We’re not, though. Vaguely mentioning something isn’t the same as “talking about it”. As I said before, this thread could have gone the exact same way if they had been upset about abortion or LGBT library books or voting rights or declawing cats – because their issue is pretty much irrelevant to their antics.
That is a good clear goal. Too bad that’s not what’s getting out. The only thing we hear is that their message is “just stop oil,” and the rather weak rationale for why they protested where they did.
They came across to me as wanting people to stop using oil, not anything about reducing extraction. Based on what you said, I would think a better name would be “No More Fracking” or something like that. Because their name is the only thing they can guarantee will get out of their message.
But we’re not.

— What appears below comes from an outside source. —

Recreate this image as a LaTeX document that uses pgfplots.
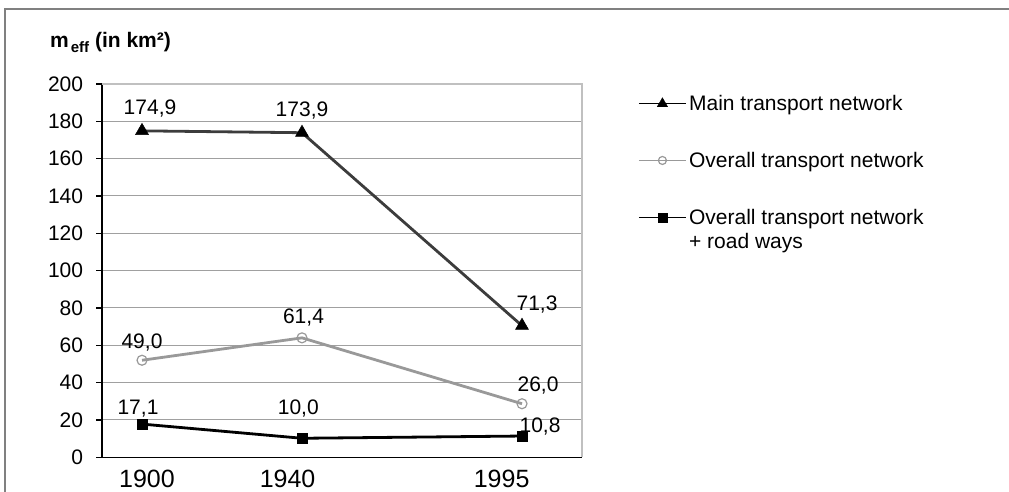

No one in this thread is talking about fracking or how it specifically affects us and what measures we could take to reduce it.
Ridiculous. There was damage to the frame and probably loss of revenue due to closure. Regardless, it’s a ludicrous to suggest this type of thing is a positive to those targeted. Watch the videos I posted above of the gas stations and the car dealership, I’m sure there are tens of thousands of dollars worth of damage from those two incidents alone.
I think we need to take a step back here and look at the bigger picture. The assumption several posters are making here is that the reason the JSO organization’s goals aren’t being met is because enough people aren’t getting the message. I believe they are getting the message but realize that it is a much more complicated issue than “just stopping”.
Their country’s infrastructure is based on oil. The oil and gas industry plays a central role in the economy of the United Kingdom. It also accounts for more than three-quarters of the UK’s total primary energy needs. Additionally oil provides 97 per cent of the fuel for transport, and gas is a key fuel for heating and electricity generation. You can’t just stop.
Further, in democratic nations, you sometimes can’t get what you want if enough other people don’t want it too. You and I might be OK with riding a bicycle everywhere but a lot of people won’t. Stopping oil stops goods transport. It’s way more complicated than ‘just stopping’ and the public will need to be made aware of the intricacies - throwing soup cans won’t cut it. I don’t think protests are the best way to get the message out anyway.
But holding the public hostage through the threat of escalating vandalism because their goals weren’t met the first go around is a form of extortion.
I have completely rethought my inactivity on climate change and adopted a life of monastic asceticism, because people threw mashed potatoes on a Monet.